%%

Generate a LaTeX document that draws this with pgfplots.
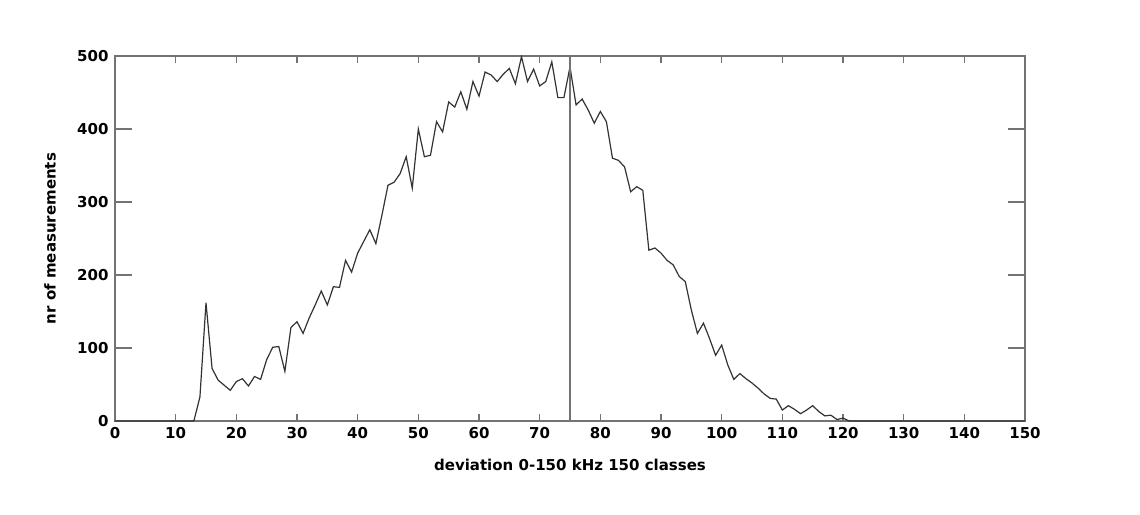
\documentclass[border=0pt]{standalone}
\usepackage{pgfplots}
\pgfplotsset{compat=1.18}
\usepackage{fontspec}
\setmainfont{DejaVu Sans}
\definecolor{framegray}{gray}{0.45}
\definecolor{curvegray}{gray}{0.2}
\begin{document}
\begin{tikzpicture}
\path[use as bounding box] (-115pt,-93pt) rectangle (1025pt,421pt);
\begin{axis}[
  at={(0pt,0pt)}, anchor=origin,
  scale only axis,
  width=910pt, height=365pt,
  xmin=0, xmax=150, ymin=0, ymax=500,
  xtick={0,10,...,150}, ytick={0,100,...,500},
  tick align=inside,
  axis line style={framegray, line width=1.3pt},
  x tick style={framegray, line width=1.2pt, /pgfplots/major tick length=7pt},
  y tick style={framegray, line width=1.2pt, /pgfplots/major tick length=17pt},
  /pgf/number format/assume math mode=true,
  /pgf/number format/set thousands separator={},
  tick label style={font=\fontsize{15}{18}\selectfont\bfseries},
  xticklabel style={yshift=-3pt},
  yticklabel style={xshift=-3pt},
  label style={font=\fontsize{15}{18}\selectfont\bfseries},
  xlabel={deviation 0-150 kHz 150 classes},
  ylabel={nr of measurements},
  xlabel style={at={(axis description cs:0.5,-0.1205)}, anchor=center},
  ylabel style={at={(axis description cs:-0.0714,0.5)}, anchor=center},
]
\addplot[curvegray, line width=1.2pt] coordinates {
(0,0) (12,0) (13,0) (14,33) (15,162) (16,72) (17,56) (18,49) (19,42) (20,54)
(21,58) (22,48) (23,61) (24,57) (25,84) (26,101) (27,102) (28,68) (29,128) (30,136)
(31,120) (32,141) (33,159) (34,178) (35,159) (36,184) (37,183) (38,220) (39,204) (40,230)
(41,246) (42,262) (43,243) (44,282) (45,323) (46,327) (47,339) (48,362) (49,319) (50,400)
(51,362) (52,364) (53,410) (54,396) (55,437) (56,430) (57,451) (58,427) (59,465) (60,445)
(61,478) (62,474) (63,465) (64,475) (65,483) (66,462) (67,499) (68,465) (69,482) (70,459)
(71,465) (72,492) (73,443) (74,443) (75,485) (76,433) (77,441) (78,426) (79,408) (80,424)
(81,410) (82,360) (83,357) (84,348) (85,314) (86,321) (87,316) (88,234) (89,237) (90,230)
(91,220) (92,214) (93,198) (94,191) (95,152) (96,120) (97,134) (98,113) (99,90) (100,104)
(101,77) (102,57) (103,65) (104,58) (105,52) (106,45) (107,37) (108,31) (109,30) (110,15)
(111,21) (112,16) (113,10) (114,15) (115,21) (116,13) (117,7) (118,8) (119,2) (120,4)
(121,0) (150,0)
};
\addplot[framegray, line width=1.6pt] coordinates {(75,0) (75,500)};
\end{axis}
\end{tikzpicture}
\end{document}
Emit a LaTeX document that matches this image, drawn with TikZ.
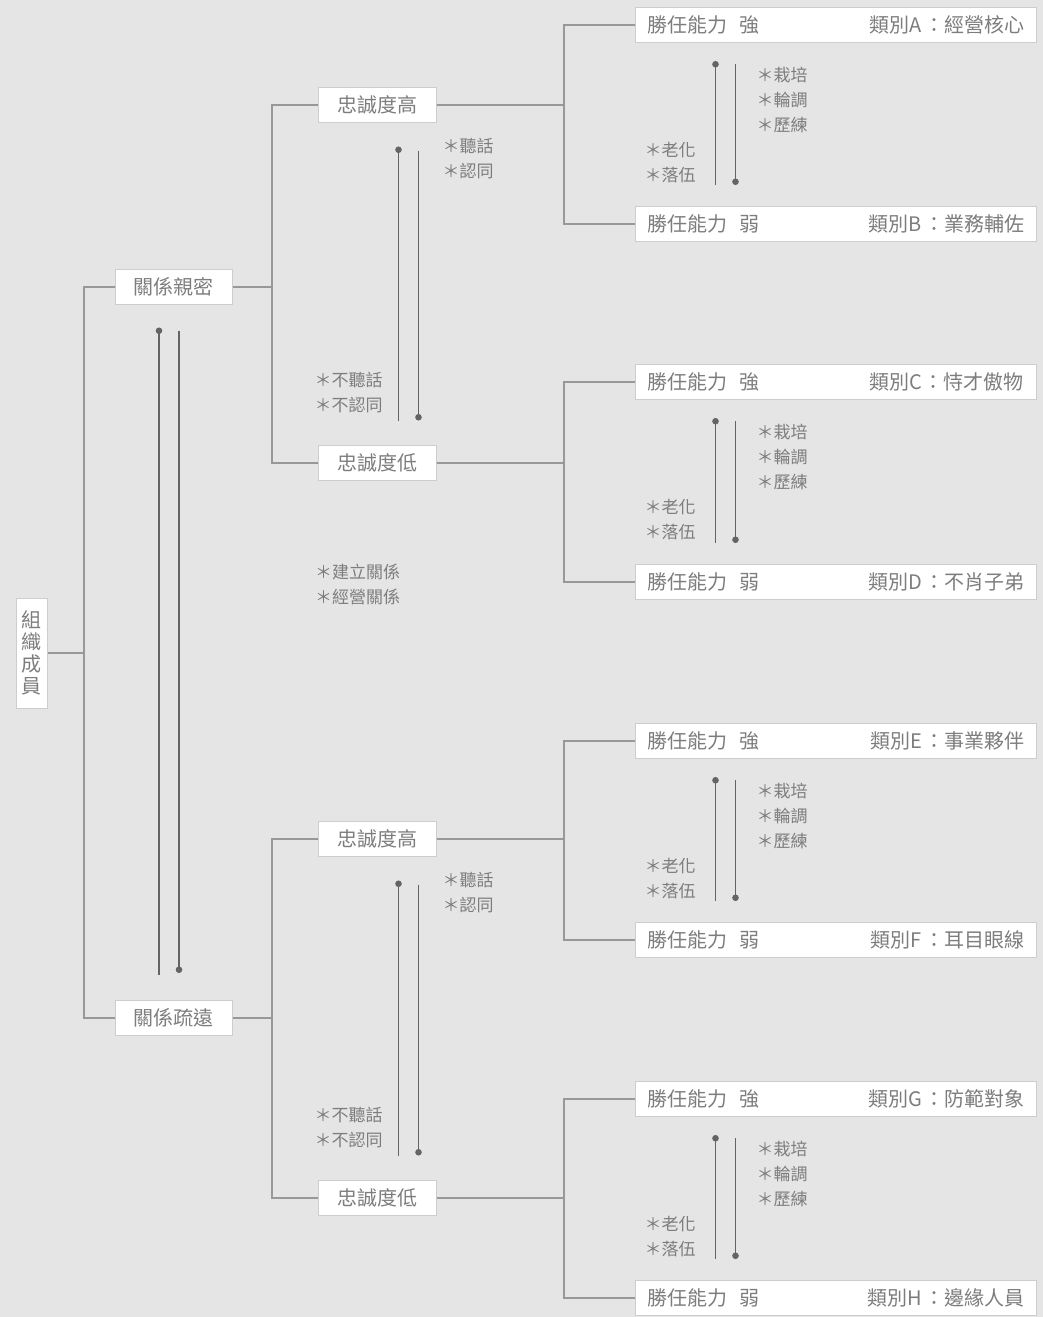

%%

Print all entries exactly. The images do not belong in the copy.

OUTPUT FOR THIS TASK –
Generate a LaTeX document that draws this with pgfplots.
\documentclass[border=0pt]{standalone}
\usepackage{pgfplots}
\pgfplotsset{compat=1.18}
\usepackage{fontspec}
\setmainfont{DejaVu Sans}
\definecolor{framegray}{gray}{0.45}
\definecolor{curvegray}{gray}{0.2}
\begin{document}
\begin{tikzpicture}
\path[use as bounding box] (-115pt,-93pt) rectangle (1025pt,421pt);
\begin{axis}[
  at={(0pt,0pt)}, anchor=origin,
  scale only axis,
  width=910pt, height=365pt,
  xmin=0, xmax=150, ymin=0, ymax=500,
  xtick={0,10,...,150}, ytick={0,100,...,500},
  tick align=inside,
  axis line style={framegray, line width=1.3pt},
  x tick style={framegray, line width=1.2pt, /pgfplots/major tick length=7pt},
  y tick style={framegray, line width=1.2pt, /pgfplots/major tick length=17pt},
  /pgf/number format/assume math mode=true,
  /pgf/number format/set thousands separator={},
  tick label style={font=\fontsize{15}{18}\selectfont\bfseries},
  xticklabel style={yshift=-3pt},
  yticklabel style={xshift=-3pt},
  label style={font=\fontsize{15}{18}\selectfont\bfseries},
  xlabel={deviation 0-150 kHz 150 classes},
  ylabel={nr of measurements},
  xlabel style={at={(axis description cs:0.5,-0.1205)}, anchor=center},
  ylabel style={at={(axis description cs:-0.0714,0.5)}, anchor=center},
]
\addplot[curvegray, line width=1.2pt] coordinates {
(0,0) (12,0) (13,0) (14,33) (15,162) (16,72) (17,56) (18,49) (19,42) (20,54)
(21,58) (22,48) (23,61) (24,57) (25,84) (26,101) (27,102) (28,68) (29,128) (30,136)
(31,120) (32,141) (33,159) (34,178) (35,159) (36,184) (37,183) (38,220) (39,204) (40,230)
(41,246) (42,262) (43,243) (44,282) (45,323) (46,327) (47,339) (48,362) (49,319) (50,400)
(51,362) (52,364) (53,410) (54,396) (55,437) (56,430) (57,451) (58,427) (59,465) (60,445)
(61,478) (62,474) (63,465) (64,475) (65,483) (66,462) (67,499) (68,465) (69,482) (70,459)
(71,465) (72,492) (73,443) (74,443) (75,485) (76,433) (77,441) (78,426) (79,408) (80,424)
(81,410) (82,360) (83,357) (84,348) (85,314) (86,321) (87,316) (88,234) (89,237) (90,230)
(91,220) (92,214) (93,198) (94,191) (95,152) (96,120) (97,134) (98,113) (99,90) (100,104)
(101,77) (102,57) (103,65) (104,58) (105,52) (106,45) (107,37) (108,31) (109,30) (110,15)
(111,21) (112,16) (113,10) (114,15) (115,21) (116,13) (117,7) (118,8) (119,2) (120,4)
(121,0) (150,0)
};
\addplot[framegray, line width=1.6pt] coordinates {(75,0) (75,500)};
\end{axis}
\end{tikzpicture}
\end{document}
Emit a LaTeX document that matches this image, drawn with TikZ.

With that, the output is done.